Score for the satisfied group: 70
Score for the unsatisfied group: 42

We’ve danced this dance many times – what’s one more? I’ve said it before: Self-esteem is the glue that holds you together. If you’re self-esteem is fragile (you don’t believe in yourself and respect yourself), there is little a partner can do to keep you together, because every compliment they offer will make your self-esteem soar, and every criticism (or perceived criticism) will shatter it. Only you can build your self-esteem up.

As you can imagine, being in a relationship with someone who has low self-esteem (or where both partners are lacking) can be a challenge. There is a constant need for reassurance and validation, which never seems to be satisfied. This can take a toll on a relationship, and lead to distrust, conflict, insecurity, and jealousy.
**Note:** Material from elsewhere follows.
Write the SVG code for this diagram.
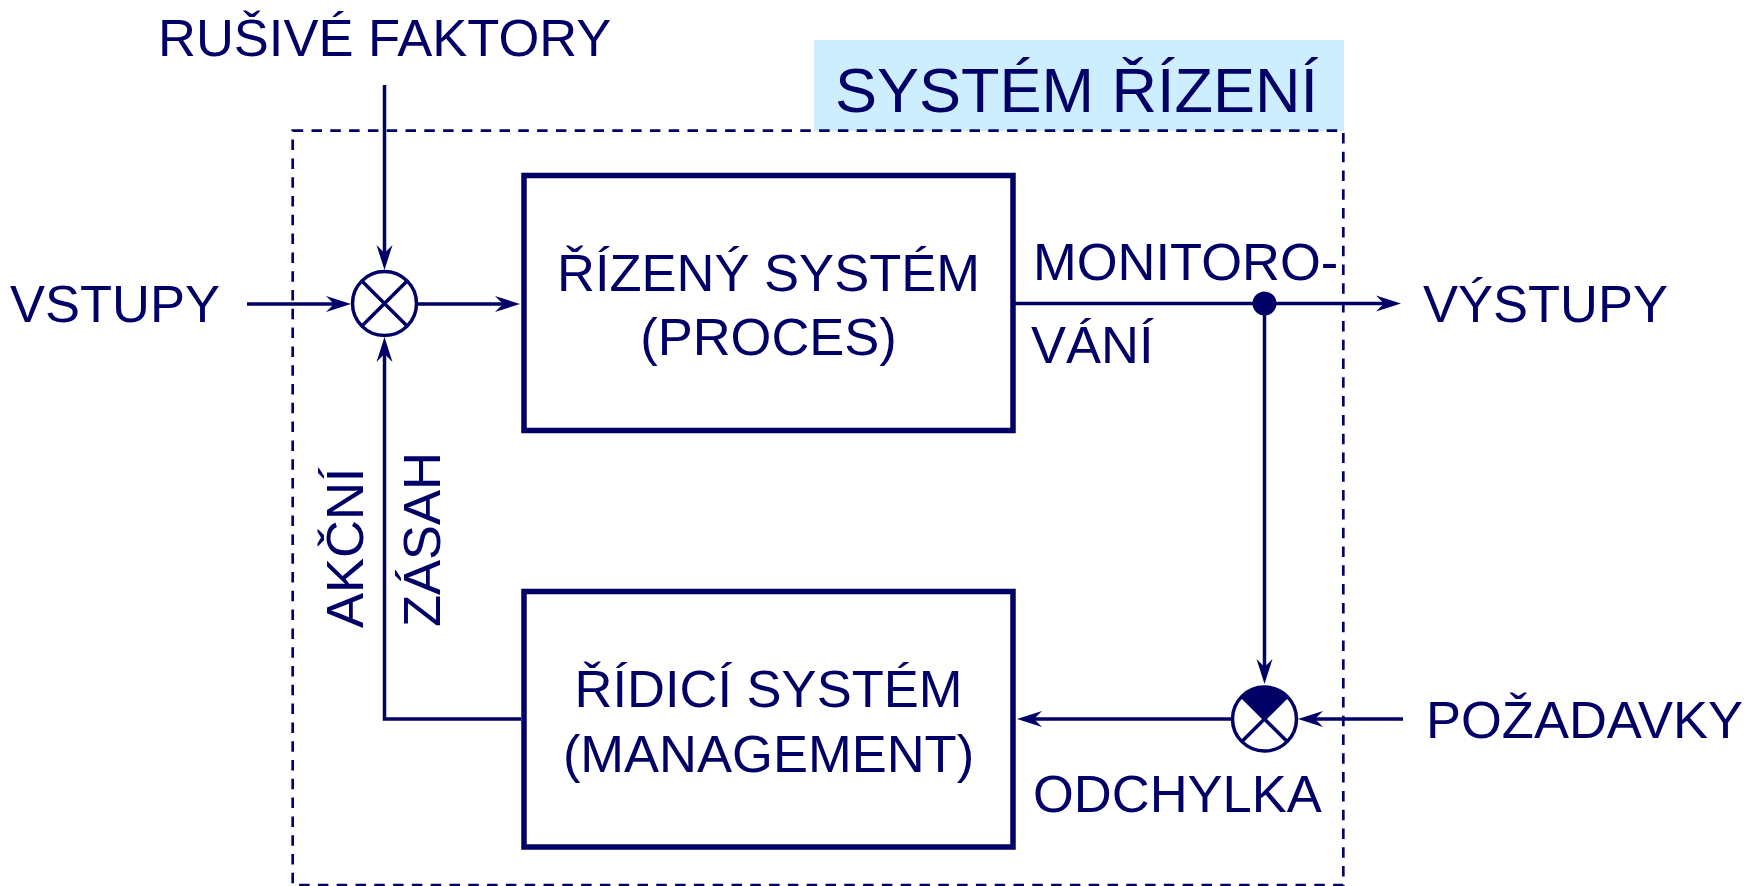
<svg xmlns="http://www.w3.org/2000/svg" width="1764" height="886" viewBox="0 0 1764 886">
<style>
  text { font-family: "Liberation Sans", Arial, sans-serif; font-size: 52.5px; fill: #000066; }
  .c { text-anchor: middle; }
  .box { fill: #ffffff; stroke: #000066; stroke-width: 5.5; }
  .ln { fill: none; stroke: #000066; stroke-width: 3.5; }
  .arr { marker-end: url(#ah); }
  .sum { fill: #ffffff; stroke: #000066; stroke-width: 3.5; }
</style>
<defs>
  <marker id="ah" markerUnits="userSpaceOnUse" viewBox="-40 -10 42 20" refX="-12" refY="0" markerWidth="42" markerHeight="20" orient="auto" overflow="visible">
    <path d="M0,0 L-25,-8 L-17,0 L-25,8 Z" fill="#000066"/>
  </marker>
</defs>

<g id="frame">
  <rect x="814" y="40" width="530" height="91" fill="#CCEEFF"/>
  <text x="835" y="112" style="font-size:63px">SYSTÉM ŘÍZENÍ</text>
  <rect x="292.7" y="130.7" width="1050.6" height="754.5" fill="none" stroke="#000066" stroke-width="2.7" stroke-dasharray="10.5 8.3"/>
</g>

<g id="connectors">
  <line class="ln arr" x1="247" y1="304" x2="339" y2="304"/>
  <line class="ln arr" x1="418" y1="304" x2="508" y2="304"/>
  <line class="ln arr" x1="384.5" y1="85" x2="384.5" y2="258"/>
  <polyline class="ln arr" points="521,719 384.5,719 384.5,349"/>
  <line class="ln arr" x1="1013" y1="303.5" x2="1389" y2="303.5"/>
  <line class="ln arr" x1="1264.5" y1="303.5" x2="1264.5" y2="672"/>
  <line class="ln arr" x1="1403" y1="719" x2="1310" y2="719"/>
  <line class="ln arr" x1="1231" y1="719" x2="1029" y2="719"/>
  <circle cx="1264.5" cy="303.5" r="12" fill="#000066"/>
</g>

<g id="sum1">
  <circle class="sum" cx="384.5" cy="303.5" r="32"/>
  <path class="ln" d="M361.9,280.9 L407.1,326.1 M407.1,280.9 L361.9,326.1"/>
</g>

<g id="sum2">
  <circle class="sum" cx="1264.5" cy="719" r="32"/>
  <path d="M1264.5,719 L1241.9,696.4 A32,32 0 0 1 1287.1,696.4 Z" fill="#000066"/>
  <path class="ln" d="M1241.9,696.4 L1287.1,741.6 M1287.1,696.4 L1241.9,741.6"/>
</g>

<g id="process">
  <rect class="box" x="524" y="175.5" width="489" height="255"/>
  <text class="c" x="768.5" y="291">ŘÍZENÝ SYSTÉM</text>
  <text class="c" x="768.5" y="355">(PROCES)</text>
</g>

<g id="control">
  <rect class="box" x="524" y="591.5" width="489" height="255.5"/>
  <text class="c" x="768.5" y="707">ŘÍDICÍ SYSTÉM</text>
  <text class="c" x="768.5" y="772">(MANAGEMENT)</text>
</g>

<g id="labels">
  <text x="158" y="56">RUŠIVÉ FAKTORY</text>
  <text x="10" y="322">VSTUPY</text>
  <text x="1033" y="280">MONITORO-</text>
  <text x="1031" y="363">VÁNÍ</text>
  <text x="1423" y="322">VÝSTUPY</text>
  <text transform="translate(363,628) rotate(-90)">AKČNÍ</text>
  <text transform="translate(440,627) rotate(-90)">ZÁSAH</text>
  <text x="1426" y="738">POŽADAVKY</text>
  <text x="1033" y="812">ODCHYLKA</text>
</g>
</svg>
Score for the satisfied group: 77
Score for the unsatisfied group: 54

Letting a problem sit and simmer, unresolved, is like shaking a can of soda: The pressure is going to build to such a point that someone is going to explode, and this is often the case in relationships in which one or both partners avoids an issue. While having to discuss sensitive topics (e.g. lackluster sex life, annoying mother-in-law) can be uncomfortable, refusing to face an issue and hoping it will blow over almost always makes things worse. Like stomach gas, anger always finds a way to squeak out, whether it’s through passive aggression, insults, or minor tiffs in which you skirt around the real issue (like when your partner doesn’t pick up those dirty socks or take the garbage out).

Positive Mindset

Score for the satisfied group: 74
Score for the unsatisfied group: 53

I think it’s good to have someone in your life who can be a devil’s advocate – not necessarily in the sense of poking holes in your dreams, but to offer insight so that you can prepare for every eventuality. Having a positive attitude doesn’t mean you’re an idealist who fails to see the potential for consequences or risk; it means you plan realistically but choose to believe in hope and possibility. Being around someone who sounds the death knell like a morning alarm clock can be disheartening and can take a toll on your peace of mind.